Ohio economic suicide

Cleaning up a few older pieces.

Here is a great piece on Ohio's economic suicide.....
Once known as the Mother of Presidents, Ohio is now getting poorer, older and dumber – and making all the wrong moves to reverse the situation.

And that may actually be a plus for Barack Obama. His party is finding that lofty, vague promises of change combined with high-spending, high-tax, welfare state-ish policies are a political winner in the state. How else to explain why Gov. Ted Strickland's approval ratings are in the mid-50s or why Democrats may even win control of the state House for the first time in 14 years?

[The Self-Inflicted Economic Death of Ohio]
AP
Gov. Ted Strickland

But as a formula for economic revival, it is madness. Ohio already has the fifth-heaviest state and local tax burden in the country (up from 30th in 1990) and finds itself stagnating. Its unemployment rate, 6.3%, is above the national rate of 5.5%, even as the state's work force shrinks as people emigrate. Ohio's median household income is also falling – in 2006 it was $44,500, down 0.5% from the previous year – while the national figure ($48,500) was up 1.6%. During the closing decades of the 20th century, incomes rose twice as fast across the country as in Ohio.

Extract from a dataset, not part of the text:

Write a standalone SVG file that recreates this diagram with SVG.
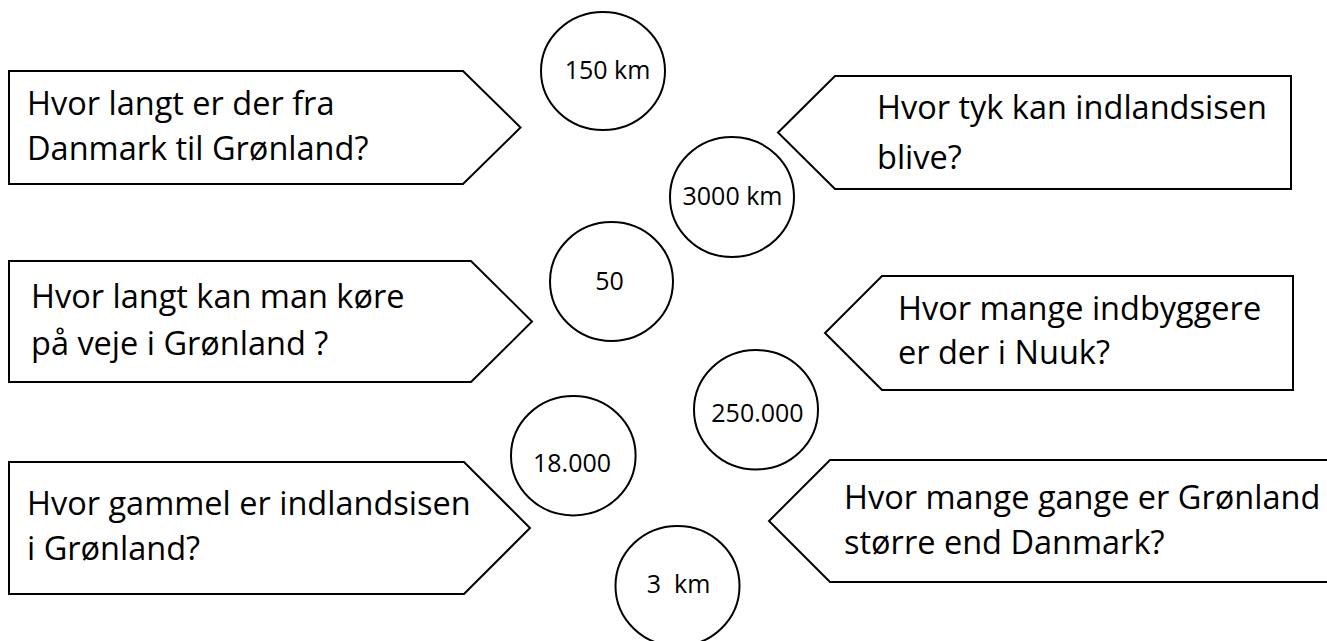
<svg xmlns="http://www.w3.org/2000/svg" width="1327" height="641" viewBox="0 0 1327 641">
<style>
.sh{fill:#fff;stroke:#000;stroke-width:2;stroke-linejoin:miter}
.q{font-family:"Open Sans","Noto Sans",sans-serif;font-size:32.5px;fill:#000}
.c{fill:#fff;stroke:#000;stroke-width:2}
.n{font-family:"Open Sans","Noto Sans",sans-serif;font-size:25px;fill:#000;text-anchor:middle}
</style>
<rect width="1327" height="641" fill="#fff"/>
<g id="connectors"/>
<g id="q1">
<polygon class="sh" points="9,71 463,71 520.5,127.5 463,184 9,184"/>
<text class="q" x="27" y="115">Hvor langt er der fra</text>
<text class="q" x="27" y="160">Danmark til Grønland?</text>
</g>
<g id="q2">
<polygon class="sh" points="1291,76 835,76 778,132.5 835,189 1291,189"/>
<text class="q" x="877" y="119">Hvor tyk kan indlandsisen</text>
<text class="q" x="877" y="169">blive?</text>
</g>
<g id="q3">
<polygon class="sh" points="9,261 471,261 532,321.5 471,382 9,382"/>
<text class="q" x="31" y="308">Hvor langt kan man køre</text>
<text class="q" x="31" y="355">på veje i Grønland ?</text>
</g>
<g id="q4">
<polygon class="sh" points="1293,276 882,276 825,333 882,390 1293,390"/>
<text class="q" x="898" y="320">Hvor mange indbyggere</text>
<text class="q" x="898" y="364">er der i Nuuk?</text>
</g>
<g id="q5">
<polygon class="sh" points="9,462 464,462 530,528 464,594 9,594"/>
<text class="q" x="27" y="515">Hvor gammel er indlandsisen</text>
<text class="q" x="27" y="560">i Grønland?</text>
</g>
<g id="q6">
<polygon class="sh" points="1340,460 830,460 769,521 830,582 1340,582"/>
<text class="q" x="844" y="509">Hvor mange gange er Grønland</text>
<text class="q" x="844" y="554">større end Danmark?</text>
</g>
<g id="a1">
<ellipse class="c" cx="603" cy="71" rx="62" ry="59"/>
<text class="n" x="607.5" y="78.5">150 km</text>
</g>
<g id="a2">
<ellipse class="c" cx="732" cy="197" rx="62" ry="60"/>
<text class="n" x="732.5" y="205">3000 km</text>
</g>
<g id="a3">
<ellipse class="c" cx="611.5" cy="281.5" rx="61.5" ry="59.5"/>
<text class="n" x="609.5" y="289.5">50</text>
</g>
<g id="a4">
<ellipse class="c" cx="756" cy="409.7" rx="62" ry="59.7"/>
<text class="n" x="757.5" y="422">250.000</text>
</g>
<g id="a5">
<ellipse class="c" cx="573.3" cy="455.7" rx="62.3" ry="59.7"/>
<text class="n" x="572" y="471.7">18.000</text>
</g>
<g id="a6">
<ellipse class="c" cx="677.5" cy="586" rx="62" ry="60"/>
<text class="n" x="678.5" y="592.7" xml:space="preserve">3  km</text>
</g>
</svg>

The state has been deindustrializing for ages – the sprawling General Motors and NCR plants of my Dayton childhood are long gone. Every metropolitan area has seen manufacturing employment plunge. The state lost more than 200,000 nonfarm jobs over the past seven years alone. Of Ohio's 10 largest corporations (including Procter & Gamble and other well known companies), just two have posted positive returns so far this year. A surefire way to have one's portfolio underperform the market these days is to invest in Ohio.